I need to get an array of the args/parameters:

{'string 1', 'string 2', '10'}

So if you can help I appreciate that.

Владимир
  • 135
  • 1
  • 10
  • Yes, but like I said, I want to split with spaces but If I have a string argument like "Hello There!" i want to get it with spaces. – Владимир Mar 02 '19 at 11:15
  • You need a lexer. Google has rather a large number of hits. Arbitrarily, [this one](https://stackoverflow.com/questions/673113/poor-mans-lexer-for-c-sharp) has been vetted for a long time. – Hans Passant Mar 02 '19 at 11:21
  • An interpreter for what? Unless the "language" you want to interpret is very very primitive and very very limited, you would need to write some parser and/or lexer, which itself is not done easily/quickly. Yes, there are parser and lexer libraries out there, but if you still struggle with regular expressions, i believe (my apologies!) trying to utilize parser/lexer libraries will be even harder for you... :-( –  Mar 02 '19 at 11:22
  • Its a very simple language, nothing special. – Владимир Mar 02 '19 at 11:23
  • "_nothing special_" Yeah, i heard that somewhere. Because it is "_not special_" it surely must be easy, or so i heard, too... –  Mar 02 '19 at 11:24
  • I've been working in Python for a year now, so its all different now. – Владимир Mar 02 '19 at 11:24
  • Yeah, I made something like this in Python, it didn't need a lexer. I think I have an answer. I'll try to make it first. – Владимир Mar 02 '19 at 11:25

2 Answers2

1

What you are trying to achieve is easily done with a Lexer. There are many lexers for C# (just do a quick google search), but if you want to learn, you can build one yourself.

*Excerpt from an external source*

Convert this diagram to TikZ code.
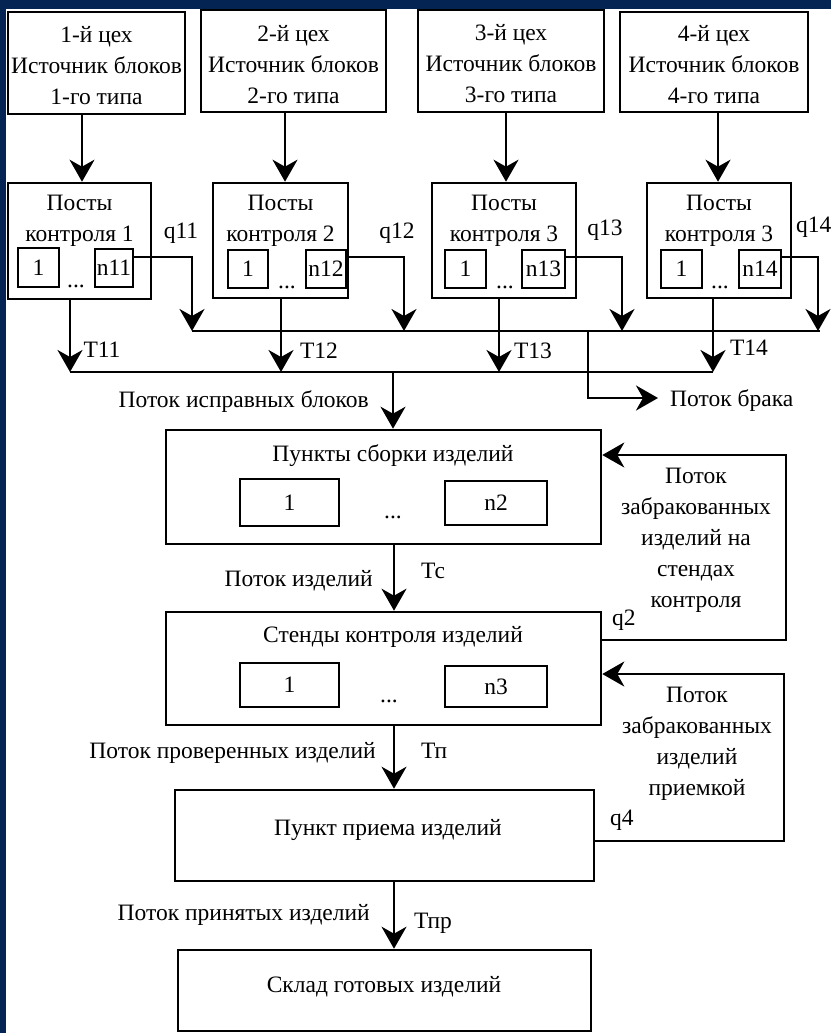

You asked for the first step of a lexer work, called tokenization, that is correct splitting a string into smaller strings called tokens, taking into account things like single/double quotes, escape characters, variable expansions, and so on.

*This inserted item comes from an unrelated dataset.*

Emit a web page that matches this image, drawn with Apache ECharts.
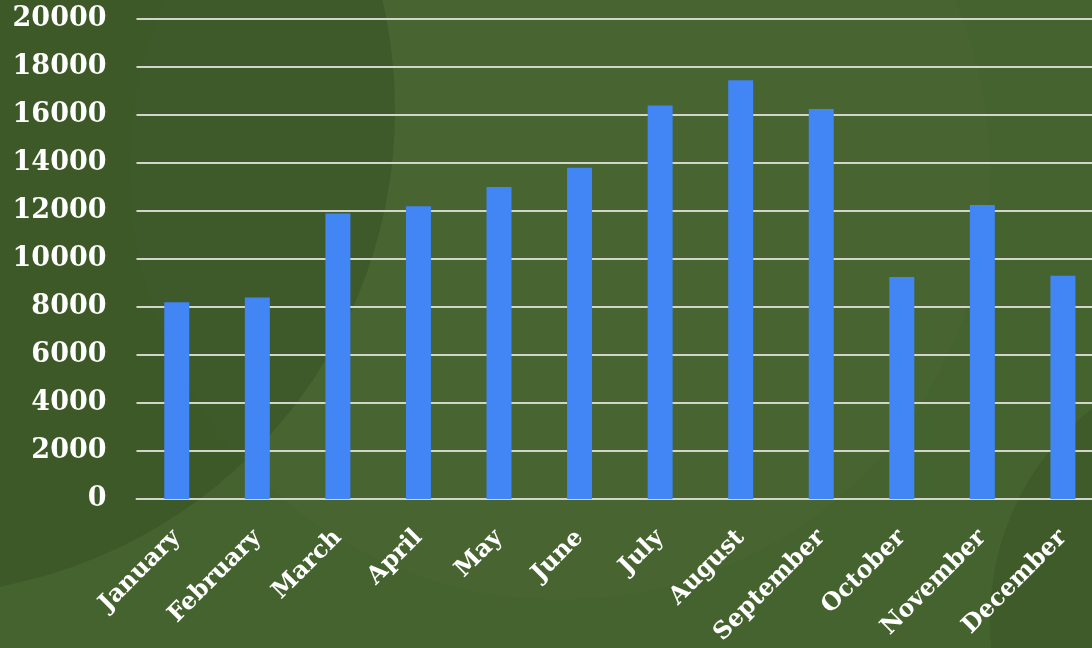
<!DOCTYPE html>
<html>
<head>
<meta charset="utf-8">
<script src="https://cdn.jsdelivr.net/npm/echarts@6/dist/echarts.min.js"></script>
<style>
html,body{margin:0;padding:0;background:#45632f;}
#chart{width:1092px;height:648px;}
</style>
</head>
<body>
<div id="chart"></div>
<script>
var categories = ["January","February","March","April","May","June","July","August","September","October","November","December"];
var values = [8200, 8400, 11900, 12200, 13000, 13800, 16400, 17450, 16250, 9250, 12250, 9300];
var yTicks = [0, 2000, 4000, 6000, 8000, 10000, 12000, 14000, 16000, 18000, 20000];

var chart = echarts.init(document.getElementById('chart'));
var fontFam = '"DejaVu Serif", "Liberation Serif", serif';
chart.setOption({
  backgroundColor: '#45632f',
  animation: false,
  graphic: [
    { type: 'circle', z: -10, silent: true, shape: { cx: 560, cy: 170, r: 430 }, style: { fill: 'rgba(255,255,255,0.012)' } },
    { type: 'circle', z: -9, silent: true, shape: { cx: -90, cy: 110, r: 485 }, style: { fill: 'rgba(25,45,10,0.18)' } },
    { type: 'circle', z: -9, silent: true, shape: { cx: 1260, cy: 620, r: 270 }, style: { fill: 'rgba(25,45,10,0.14)' } }
  ],
  grid: { left: 136.5, width: 966.7, top: 19, height: 480, containLabel: false, outerBoundsMode: 'none' },
  xAxis: {
    type: 'category',
    data: categories,
    axisLine: { show: true, lineStyle: { color: '#d4d4cc', width: 2 } },
    axisTick: { show: false },
    axisLabel: {
      rotate: 45,
      interval: 0,
      margin: 35,
      color: '#ffffff',
      fontFamily: fontFam,
      fontWeight: 'bold',
      fontSize: 24
    }
  },
  yAxis: {
    type: 'value',
    min: 0,
    max: 20000,
    interval: 2000,
    axisLine: { show: false },
    axisTick: { show: false },
    splitLine: { lineStyle: { color: '#d4d4cc', width: 2 } },
    axisLabel: {
      margin: 30,
      color: '#ffffff',
      fontFamily: fontFam,
      fontWeight: 'bold',
      fontSize: 27,
      formatter: function (v) { return yTicks.indexOf(v) >= 0 ? String(v) : ''; }
    }
  },
  series: [{
    type: 'bar',
    data: values,
    barWidth: 25,
    itemStyle: { color: '#4285F4' }
  }]
});
</script>
</body>
</html>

Tokenization is a simple task and you will find tons of ready-to-use libraries. Process is like that:

  • scan the input string character by character
  • mark boundaries for each token
  • extract substrings (tokens) to an array
Mario Cianciolo
  • 1,223
  • 10
  • 17
0

If you run your program from a console your arguments get passed into the Main(string[] args) where args contains your arguments

schgab
  • 521
  • 5
  • 19